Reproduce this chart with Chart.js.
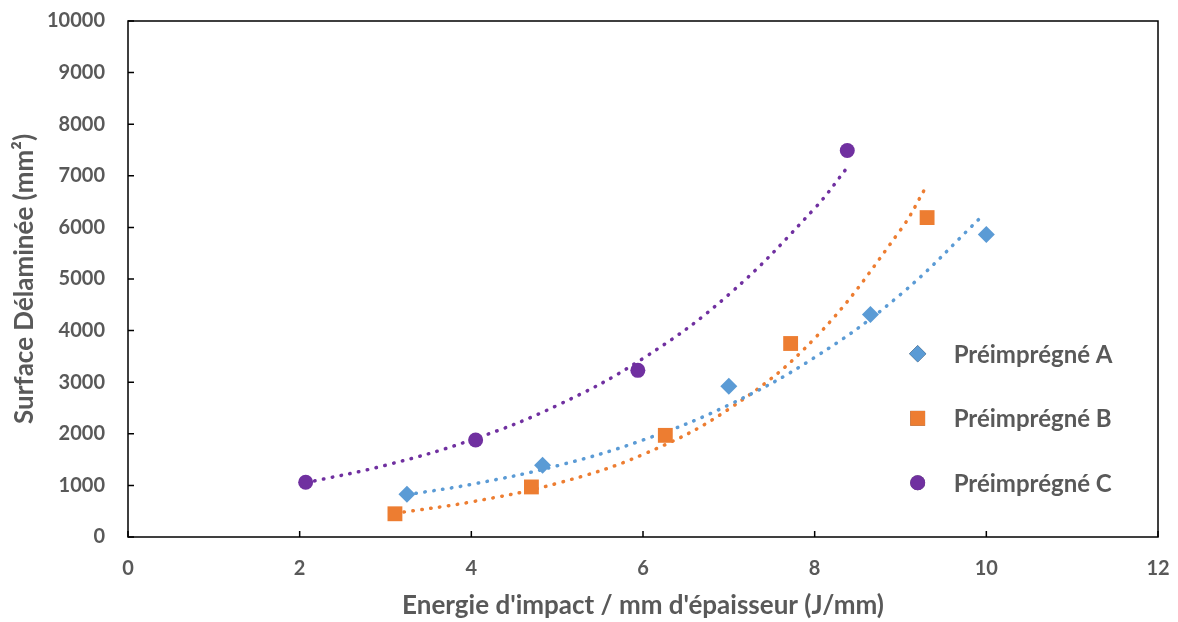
<!DOCTYPE html>
<html>
<head>
<meta charset="utf-8">
<script src="https://cdn.jsdelivr.net/npm/chart.js@4"></script>
<style>
  html, body { margin: 0; padding: 0; background: #fff; }
  #box { width: 1178px; height: 622px; }
</style>
</head>
<body>
<div id="box"><canvas id="graph"></canvas></div>
<script>
// valeurs mesurées
var energieA = [3.25, 4.83, 7.0, 8.65, 10.0];
var surfaceA = [830, 1390, 2920, 4310, 5860];
var energieB = [3.11, 4.70, 6.26, 7.72, 9.31];
var surfaceB = [450, 970, 1970, 3750, 6190];
var energieC = [2.07, 4.05, 5.94, 8.38];
var surfaceC = [1060, 1880, 3230, 7490];

// courbes de tendance
var tendanceA_x = [3.25, 4, 5, 6, 7, 8, 9, 9.97];
var tendanceA_y = [820, 1020, 1380, 1880, 2560, 3480, 4700, 6250];
var tendanceB_x = [3.11, 4, 5, 6, 7, 8, 9, 9.30];
var tendanceB_y = [460, 680, 1040, 1600, 2480, 3850, 5950, 6790];
var tendanceC_x = [2.07, 3, 4, 5, 6, 7, 8, 8.38];
var tendanceC_y = [1050, 1390, 1880, 2550, 3460, 4700, 6370, 7160];

var noms = ['Préimprégné A', 'Préimprégné B', 'Préimprégné C'];
var ticksX = [0, 2, 4, 6, 8, 10, 12];
var ticksY = [0, 1000, 2000, 3000, 4000, 5000, 6000, 7000, 8000, 9000, 10000];

var bleu = '#5B9BD5', orange = '#ED7D31', violet = '#7030A0';
var gris = '#595959';
var police = 'Lato, "Open Sans", sans-serif';

function points(xs, ys) {
    return xs.map(function (x, i) { return {x: x, y: ys[i]}; });
}

function tendance(xs, ys, couleur) {
    return {
        type: 'line',
        data: points(xs, ys),
        borderColor: couleur,
        borderWidth: 3.5,
        borderDash: [0.5, 8.5],
        borderCapStyle: 'round',
        pointRadius: 0,
        tension: 0.4,
        fill: false
    };
}

// cadre + petites graduations vers l'intérieur + légende dans la zone
var cadre = {
    id: 'cadre',
    afterDraw(chart) {
        var ctx = chart.ctx, a = chart.chartArea;
        var sx = chart.scales.x, sy = chart.scales.y;
        ctx.save();
        ctx.strokeStyle = '#000';
        ctx.lineWidth = 1.5;
        ctx.strokeRect(a.left, a.top, a.right - a.left, a.bottom - a.top);
        ctx.beginPath();
        ticksX.forEach(function (v) {
            var px = sx.getPixelForValue(v);
            ctx.moveTo(px, a.bottom);
            ctx.lineTo(px, a.bottom - 6);
        });
        ticksY.forEach(function (v) {
            var py = sy.getPixelForValue(v);
            ctx.moveTo(a.left, py);
            ctx.lineTo(a.left + 6, py);
        });
        ctx.stroke();

        // légende
        ctx.font = 'bold 24px ' + police;
        ctx.textBaseline = 'middle';
        var lx = sx.getPixelForValue(9.2), ly = sy.getPixelForValue(3550);
        var pas = 64.5;
        noms.forEach(function (nom, i) {
            var ds = chart.data.datasets[i];
            var y = ly + i * pas;
            Chart.helpers.drawPoint(ctx, {
                pointStyle: ds.pointStyle,
                radius: ds.pointRadius,
                rotation: 0,
                borderWidth: 0
            }, lx, y);
            ctx.fillStyle = ds.backgroundColor;
            ctx.fill();
            ctx.fillStyle = gris;
            ctx.fillText(nom, lx + 36, y + 1);
        });
        ctx.restore();
    }
};

var policeTicks = {family: police, size: 20, weight: 'bold'};
var policeTitre = {family: police, size: 26, weight: 'bold'};

var myChart = new Chart(document.getElementById('graph'), {
    type: 'scatter',
    data: {
        datasets: [
            {
                label: noms[0],
                data: points(energieA, surfaceA),
                pointStyle: 'rectRot',
                pointRadius: 8.5,
                backgroundColor: bleu,
                borderColor: bleu,
                borderWidth: 0
            },
            {
                label: noms[1],
                data: points(energieB, surfaceB),
                pointStyle: 'rect',
                pointRadius: 10.5,
                backgroundColor: orange,
                borderColor: orange,
                borderWidth: 0
            },
            {
                label: noms[2],
                data: points(energieC, surfaceC),
                pointStyle: 'circle',
                pointRadius: 7.5,
                backgroundColor: violet,
                borderColor: violet,
                borderWidth: 0
            },
            tendance(tendanceA_x, tendanceA_y, bleu),
            tendance(tendanceB_x, tendanceB_y, orange),
            tendance(tendanceC_x, tendanceC_y, violet)
        ]
    },
    options: {
        responsive: true,
        maintainAspectRatio: false,
        animation: false,
        layout: {padding: {top: 21, right: 20, left: 0, bottom: 0}},
        plugins: {
            legend: {display: false},
            tooltip: {enabled: false}
        },
        scales: {
            x: {
                type: 'linear',
                min: 0,
                max: 12,
                afterBuildTicks: function (s) { s.ticks = ticksX.map(function (v) { return {value: v}; }); },
                afterFit: function (s) { s.height = 85; s.paddingLeft = 0; s.paddingRight = 0; },
                grid: {display: false, drawTicks: false},
                border: {display: false},
                ticks: {color: gris, padding: 20, font: policeTicks, callback: function (v) { return String(v); }},
                title: {
                    display: true,
                    text: "Energie d'impact / mm d'épaisseur (J/mm)",
                    color: gris,
                    padding: {top: 0, bottom: 1},
                    font: policeTitre
                }
            },
            y: {
                type: 'linear',
                min: 0,
                max: 10000,
                afterBuildTicks: function (s) { s.ticks = ticksY.map(function (v) { return {value: v}; }); },
                afterFit: function (s) { s.width = 128; s.paddingTop = 0; s.paddingBottom = 0; },
                grid: {display: false, drawTicks: false},
                border: {display: false},
                ticks: {color: gris, padding: 23, font: policeTicks, callback: function (v) { return String(v); }},
                title: {
                    display: true,
                    text: 'Surface Délaminée (mm²)',
                    color: gris,
                    padding: {top: 9, bottom: 0},
                    font: policeTitre
                }
            }
        }
    },
    plugins: [cadre]
});
</script>
</body>
</html>
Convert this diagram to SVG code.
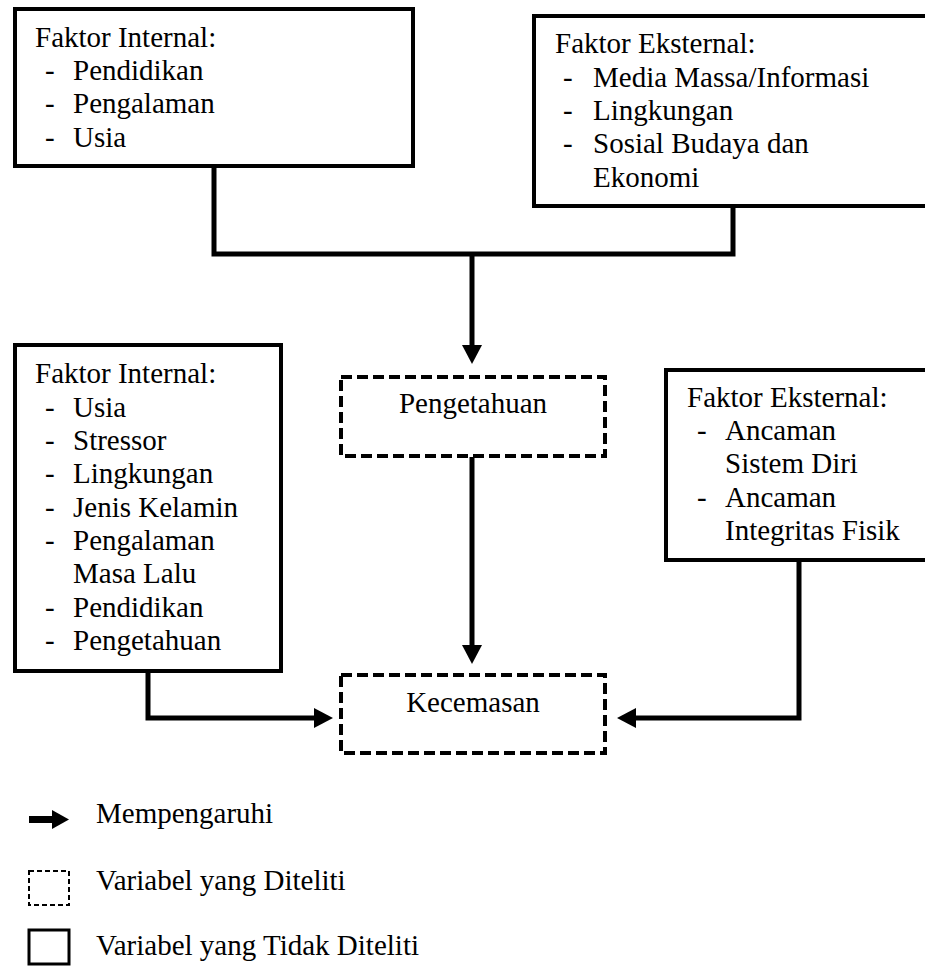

_ _ _ _ _

What the task requires: Restate the full listing verbatim and drop every picture.

Written reply:
Reproduce this chart with Chart.js.
<!DOCTYPE html>
<html>
<head>
<meta charset="utf-8">
<script src="https://cdn.jsdelivr.net/npm/chart.js@4"></script>
<style>
  html, body { margin: 0; padding: 0; background: #fff; }
  #box { width: 1178px; height: 622px; }
</style>
</head>
<body>
<div id="box"><canvas id="graph"></canvas></div>
<script>
// valeurs mesurées
var energieA = [3.25, 4.83, 7.0, 8.65, 10.0];
var surfaceA = [830, 1390, 2920, 4310, 5860];
var energieB = [3.11, 4.70, 6.26, 7.72, 9.31];
var surfaceB = [450, 970, 1970, 3750, 6190];
var energieC = [2.07, 4.05, 5.94, 8.38];
var surfaceC = [1060, 1880, 3230, 7490];

// courbes de tendance
var tendanceA_x = [3.25, 4, 5, 6, 7, 8, 9, 9.97];
var tendanceA_y = [820, 1020, 1380, 1880, 2560, 3480, 4700, 6250];
var tendanceB_x = [3.11, 4, 5, 6, 7, 8, 9, 9.30];
var tendanceB_y = [460, 680, 1040, 1600, 2480, 3850, 5950, 6790];
var tendanceC_x = [2.07, 3, 4, 5, 6, 7, 8, 8.38];
var tendanceC_y = [1050, 1390, 1880, 2550, 3460, 4700, 6370, 7160];

var noms = ['Préimprégné A', 'Préimprégné B', 'Préimprégné C'];
var ticksX = [0, 2, 4, 6, 8, 10, 12];
var ticksY = [0, 1000, 2000, 3000, 4000, 5000, 6000, 7000, 8000, 9000, 10000];

var bleu = '#5B9BD5', orange = '#ED7D31', violet = '#7030A0';
var gris = '#595959';
var police = 'Lato, "Open Sans", sans-serif';

function points(xs, ys) {
    return xs.map(function (x, i) { return {x: x, y: ys[i]}; });
}

function tendance(xs, ys, couleur) {
    return {
        type: 'line',
        data: points(xs, ys),
        borderColor: couleur,
        borderWidth: 3.5,
        borderDash: [0.5, 8.5],
        borderCapStyle: 'round',
        pointRadius: 0,
        tension: 0.4,
        fill: false
    };
}

// cadre + petites graduations vers l'intérieur + légende dans la zone
var cadre = {
    id: 'cadre',
    afterDraw(chart) {
        var ctx = chart.ctx, a = chart.chartArea;
        var sx = chart.scales.x, sy = chart.scales.y;
        ctx.save();
        ctx.strokeStyle = '#000';
        ctx.lineWidth = 1.5;
        ctx.strokeRect(a.left, a.top, a.right - a.left, a.bottom - a.top);
        ctx.beginPath();
        ticksX.forEach(function (v) {
            var px = sx.getPixelForValue(v);
            ctx.moveTo(px, a.bottom);
            ctx.lineTo(px, a.bottom - 6);
        });
        ticksY.forEach(function (v) {
            var py = sy.getPixelForValue(v);
            ctx.moveTo(a.left, py);
            ctx.lineTo(a.left + 6, py);
        });
        ctx.stroke();

        // légende
        ctx.font = 'bold 24px ' + police;
        ctx.textBaseline = 'middle';
        var lx = sx.getPixelForValue(9.2), ly = sy.getPixelForValue(3550);
        var pas = 64.5;
        noms.forEach(function (nom, i) {
            var ds = chart.data.datasets[i];
            var y = ly + i * pas;
            Chart.helpers.drawPoint(ctx, {
                pointStyle: ds.pointStyle,
                radius: ds.pointRadius,
                rotation: 0,
                borderWidth: 0
            }, lx, y);
            ctx.fillStyle = ds.backgroundColor;
            ctx.fill();
            ctx.fillStyle = gris;
            ctx.fillText(nom, lx + 36, y + 1);
        });
        ctx.restore();
    }
};

var policeTicks = {family: police, size: 20, weight: 'bold'};
var policeTitre = {family: police, size: 26, weight: 'bold'};

var myChart = new Chart(document.getElementById('graph'), {
    type: 'scatter',
    data: {
        datasets: [
            {
                label: noms[0],
                data: points(energieA, surfaceA),
                pointStyle: 'rectRot',
                pointRadius: 8.5,
                backgroundColor: bleu,
                borderColor: bleu,
                borderWidth: 0
            },
            {
                label: noms[1],
                data: points(energieB, surfaceB),
                pointStyle: 'rect',
                pointRadius: 10.5,
                backgroundColor: orange,
                borderColor: orange,
                borderWidth: 0
            },
            {
                label: noms[2],
                data: points(energieC, surfaceC),
                pointStyle: 'circle',
                pointRadius: 7.5,
                backgroundColor: violet,
                borderColor: violet,
                borderWidth: 0
            },
            tendance(tendanceA_x, tendanceA_y, bleu),
            tendance(tendanceB_x, tendanceB_y, orange),
            tendance(tendanceC_x, tendanceC_y, violet)
        ]
    },
    options: {
        responsive: true,
        maintainAspectRatio: false,
        animation: false,
        layout: {padding: {top: 21, right: 20, left: 0, bottom: 0}},
        plugins: {
            legend: {display: false},
            tooltip: {enabled: false}
        },
        scales: {
            x: {
                type: 'linear',
                min: 0,
                max: 12,
                afterBuildTicks: function (s) { s.ticks = ticksX.map(function (v) { return {value: v}; }); },
                afterFit: function (s) { s.height = 85; s.paddingLeft = 0; s.paddingRight = 0; },
                grid: {display: false, drawTicks: false},
                border: {display: false},
                ticks: {color: gris, padding: 20, font: policeTicks, callback: function (v) { return String(v); }},
                title: {
                    display: true,
                    text: "Energie d'impact / mm d'épaisseur (J/mm)",
                    color: gris,
                    padding: {top: 0, bottom: 1},
                    font: policeTitre
                }
            },
            y: {
                type: 'linear',
                min: 0,
                max: 10000,
                afterBuildTicks: function (s) { s.ticks = ticksY.map(function (v) { return {value: v}; }); },
                afterFit: function (s) { s.width = 128; s.paddingTop = 0; s.paddingBottom = 0; },
                grid: {display: false, drawTicks: false},
                border: {display: false},
                ticks: {color: gris, padding: 23, font: policeTicks, callback: function (v) { return String(v); }},
                title: {
                    display: true,
                    text: 'Surface Délaminée (mm²)',
                    color: gris,
                    padding: {top: 9, bottom: 0},
                    font: policeTitre
                }
            }
        }
    },
    plugins: [cadre]
});
</script>
</body>
</html>
Convert this diagram to SVG code.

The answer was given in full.